Funding is awarded where works are needed to adapt a property to suit the changing needs of the existing tenant, or of a new tenant, where these could not reasonably have been identified when the house was originally provided.

As well as the £200,000 from City of Edinburgh Council, £86,100 was received from Glasgow City Council with the remaining £424,000 (from the £710,000 total) coming from the Scottish Government to be used across the various other council areas across Scotland.

With over 1,500 properties across 29 local authorities, Blackwood uses technology and innovation to help transform clients’ lives on a daily basis.

Keith said each year, the charity encourages clients to get in touch to see if an adaptation can help them and if they can be successful with an application for their own home.

Blackwood Property Investment Manager Keith Abernethy image
Blackwood Property Investment Manager Keith Abernethy

He added: “Many adaptations do require an Occupational Therapist (OT) to assess and to provide us with a referral, however at Blackwood we are aware of the pressures on local Health and Social Care Partnerships so we can utilise independent OT’s to avoid lengthy waiting times.

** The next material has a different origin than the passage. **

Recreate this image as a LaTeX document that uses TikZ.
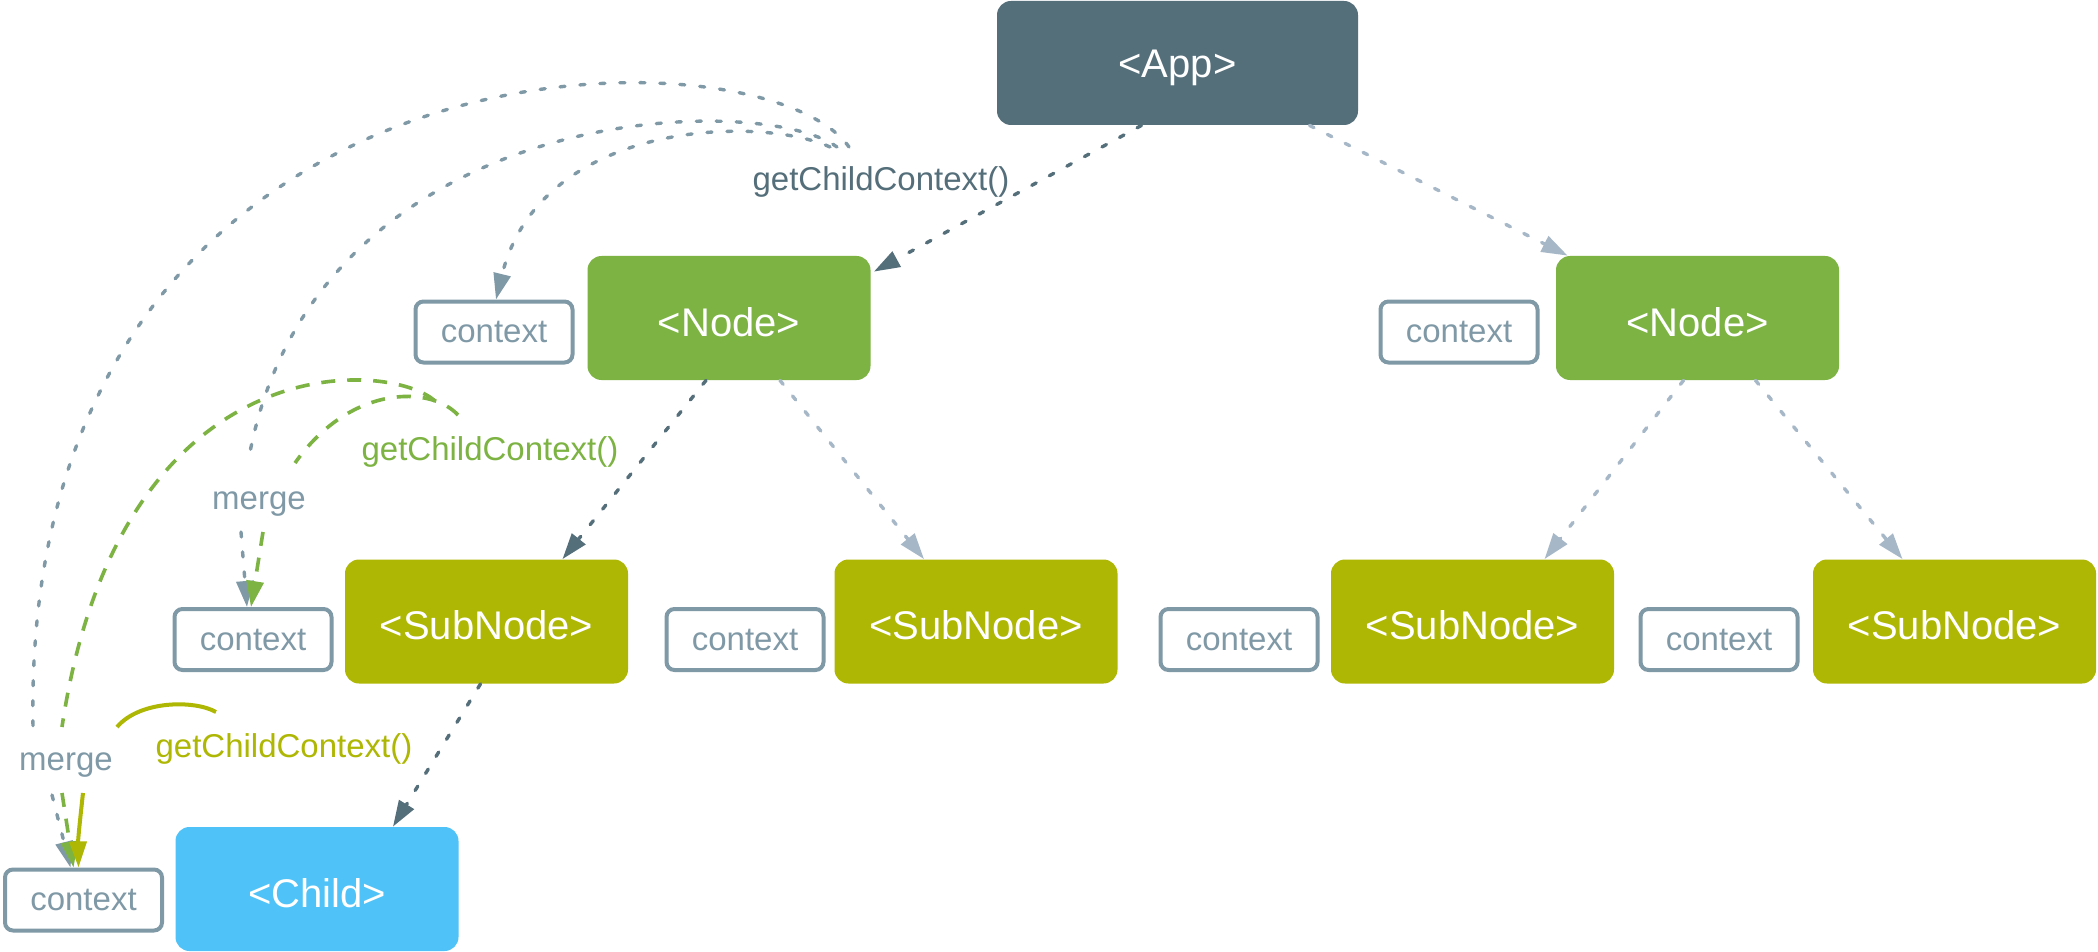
\documentclass[tikz,border=0pt]{standalone}
\usepackage{fontspec}
\setmainfont{Liberation Sans}
\usetikzlibrary{arrows.meta}
\definecolor{appc}{HTML}{546E7A}
\definecolor{nodec}{HTML}{7CB342}
\definecolor{subc}{RGB}{174,183,3}
\definecolor{childc}{HTML}{4FC3F7}
\definecolor{ctxc}{RGB}{128,153,167}
\definecolor{lightc}{RGB}{166,184,200}
\begin{document}
\begin{tikzpicture}[x=0.5pt,y=-0.5pt,
  big/.style={rounded corners=7pt, minimum width=141.5pt, minimum height=62pt, text=white, font=\fontsize{20}{24}\selectfont, inner sep=0pt, text height=18.4pt, text depth=0pt},
  ctx/.style={draw=ctxc, line width=2pt, rounded corners=4pt, fill=white, minimum width=78.5pt, minimum height=30.5pt, text=ctxc, font=\fontsize{16.5}{20}\selectfont, inner sep=0pt},
  lbl/.style={font=\fontsize{16.5}{20}\selectfont, inner sep=0pt},
  tip/.style={-{Triangle[length=13pt,width=8.5pt]}},
  dotline/.style={tip, line width=1.7pt, line cap=round, dash pattern=on 2.5pt off 7.5pt},
  darkarrow/.style={dotline, draw=appc},
  lightarrow/.style={dotline, draw=lightc},
  greyarrow/.style={dotline, draw=ctxc},
  greencurve/.style={tip, line width=1.8pt, draw=nodec, dash pattern=on 7pt off 6pt},
  olivecurve/.style={tip, line width=2pt, draw=subc}
]
\useasboundingbox (0,0) rectangle (2098,952);
\fill[white] (0,0) rectangle (2098,952);

% boxes
\node[big, fill=appc, minimum width=180.5pt, text height=14.4pt] (app) at (1177.5,63) {<App>};
\node[big, fill=nodec] (n1) at (729,318) {<Node>};
\node[big, fill=nodec] (n2) at (1697.5,318) {<Node>};
\node[ctx] (c1) at (494,332) {context};
\node[ctx] (c2) at (1459,332) {context};
\node[big, fill=subc] (s1) at (486.5,621.5) {<SubNode>};
\node[big, fill=subc] (s2) at (976,621.5) {<SubNode>};
\node[big, fill=subc] (s3) at (1472.5,621.5) {<SubNode>};
\node[big, fill=subc] (s4) at (1954.5,621.5) {<SubNode>};
\node[ctx] (c3) at (253,639.5) {context};
\node[ctx] (c4) at (745,639.5) {context};
\node[ctx] (c5) at (1239,639.5) {context};
\node[ctx] (c6) at (1719,639.5) {context};
\node[big, fill=childc] (child) at (317,889) {<Child>};
\node[ctx] (c7) at (83.5,900) {context};

% labels
\node[lbl, text=appc] (gcc0) at (881,182) {getChildContext()};
\node[lbl, text=nodec] (gcc1) at (490,452) {getChildContext()};
\node[lbl, text=subc] (gcc2) at (284,749) {getChildContext()};
\node[lbl, text=ctxc] (m1) at (259,504) {merge};
\node[lbl, text=ctxc] (m2) at (66,765) {merge};

% tree arrows
\draw[darkarrow] ([xshift=-18pt]app.south) -- ([xshift=1.5pt,yshift=-8pt]n1.north east);
\draw[lightarrow] ([xshift=66pt]app.south) -- ([xshift=6pt]n2.north west);
\draw[darkarrow] ([xshift=-11.5pt]n1.south) -- ([xshift=38pt]s1.north);
\draw[lightarrow] ([xshift=25.5pt]n1.south) -- ([xshift=-26pt]s2.north);
\draw[lightarrow] ([xshift=-7pt]n2.south) -- ([xshift=36pt]s3.north);
\draw[lightarrow] ([xshift=29pt]n2.south) -- ([xshift=-26pt]s4.north);
\draw[darkarrow] ([xshift=-3pt]s1.south) -- ([xshift=38pt]child.north);

% curve end points
\coordinate (ga) at (830,147);
\coordinate (gb) at (837,147);
\coordinate (gc) at (849,147);
\coordinate (gb1) at (248,463);
\coordinate (gb2) at (241,532);
\coordinate (gc1) at (33,727);
\coordinate (gc2) at (52,795);
\coordinate (ea) at (435,401);
\coordinate (ea1) at (62,727);
\coordinate (ea2) at (62,793);
\coordinate (eb) at (458,415);
\coordinate (eb1) at (295,463);
\coordinate (eb2) at (263,532);
\coordinate (oa) at (216,712);
\coordinate (oa1) at (117,727);
\coordinate (oa2) at (83,793);

% grey context curves
\draw[greyarrow] (ga) .. controls (760,115) and (540,120) .. ([xshift=1pt]c1.north);
\draw[dotline, draw=ctxc, -] (gb) .. controls (760,90) and (310,100) .. (gb1);
\draw[greyarrow] (gb2) -- ([xshift=-3pt]c3.north);
\draw[dotline, draw=ctxc, -] (gc) .. controls (760,20) and (20,20) .. (gc1);
\draw[greyarrow] (gc2) -- ([xshift=-6.5pt]c7.north);

% green curves
\draw[greencurve, -] (ea) .. controls (390,360) and (120,340) .. (ea1);
\draw[greencurve] (ea2) -- ([xshift=-5pt]c7.north);
\draw[greencurve, -] (eb) .. controls (430,385) and (350,385) .. (eb1);
\draw[greencurve] (eb2) -- ([xshift=-1pt]c3.north);

% olive curve
\draw[olivecurve, -] (oa) .. controls (195,700) and (140,700) .. (oa1);
\draw[olivecurve] (oa2) .. controls (80,820) and (78,840) .. ([xshift=-2.5pt]c7.north);
\end{tikzpicture}
\end{document}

“Other smaller adaptations like a grab rail to assist someone getting in/out of bed, on/off the toilet can be completed via a self-referral form available on our website or available via our Housing and Asset teams allowing these to often be completed within a day or two.”

The use of technology has been a component in the Blackwood philosophy to support independent living and healthy ageing and has played a major part in enabling staff to connect with tenants and care clients.

In September 2021, Blackwood Housing and Care reported a 96 percent drop in GP and emergency calls and a 98 percent customer satisfaction rating after introducing a digital support service providing round-the-clock support for people with disabilities.

The service, which was developed by the independent living specialist, allows people with disabilities to access remote care 24 hours of the day seven days a week. It eliminates the need for staff to be called out or for emergency services to be alerted.

Users have immediate access to care and support – if, for example, they have a medical issue or simply feeling anxious – via video call at the click of a button, with the service provider answering over 2,500 calls per month, with 78 percent answered within one minute.